Kim Jong Un sending soldiers to Russia complicates Putin’s BRICS summit
The number of North Korean forces is small so far, at least 3,000, the U.S. says, compared with the hundreds of thousands the West estimates have been killed in Ukraine on both sides. But they may allow Russia to reorganize and push forward, and if it works, North Korea can send more. It has a million-strong army.
Putin didn’t deny that North Korea was sending soldiers to Russia, initially resorting to sarcasm when NBC News asked about it.
He then pointed to Russia’s new strategic agreement with North Korea, which allows the countries to protect each other.
“We are in contact with our North Korean friends. We’ll see how that process develops,” he said.
Earlier, Foreign Affairs Ministry spokesperson Maria Zakharova said the reports were “fake and hype,” local media reported.
“I am very concerned,” James Stavridis, a retired U.S. Navy admiral and the former supreme commander of NATO forces, told MSNBC on Wednesday. “It’s a real boost for the Russians. And I can assure you, those will be well-trained, capable North Koreans.”
And the North Korean personnel may also have a psychological impact on already beleaguered Ukrainian forces, the implicit message from Russia being: “We can keep fighting for a long time.”
All that can change the mindsets in other countries, too.
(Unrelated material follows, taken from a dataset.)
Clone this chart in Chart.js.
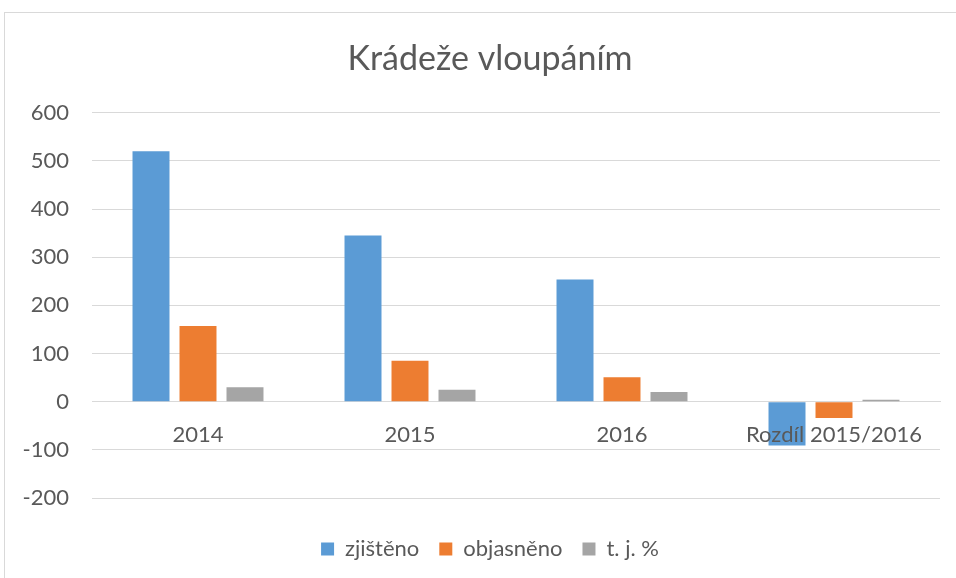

The war is effectively widening to include Asia. Which other leaders might decide to send their forces into the battlefield? And if a North Korean soldier is killed with NATO weapons, how does the often-unpredictable Kim respond?
This week South Korea summoned the Russian ambassador, seeking the “immediate withdrawal” of North Korean troops from Russia. In a meeting with the ambassador, Georgiy Zinoviev, South Korea’s vice foreign minister, Kim Hong-kyun, warned that Seoul will “respond with all measures available.”
Another political impact may be felt by those countries occupying the ground between Russia and the West.
On the stage this week with Putin, Xi and Pezeshkian were leaders of countries like Brazil, Egypt, the United Arab Emirates and India. All of them are partners of the U.S. in trade and/or security. They are also members of the group known as BRICS — representing 41.1% of the world’s population and 37.3% of its gross domestic product — which convened in the eastern Russian city of Kazan for its annual summit.
As the conflicts in Ukraine and the Middle East escalate, it gets harder to walk that neutral line.
“We are a partner of the United States and a partner of other countries, too,” Brazilian Foreign Affairs Minister Mauro Vieira said in an interview at the gathering.
Asked whether he had raised with Putin the dangers of another country’s sending troops to fight Ukraine, he demurred: “I never heard about that before. He didn’t tell me about it. I don’t know.”
Today many ordinary Russians say they want peace.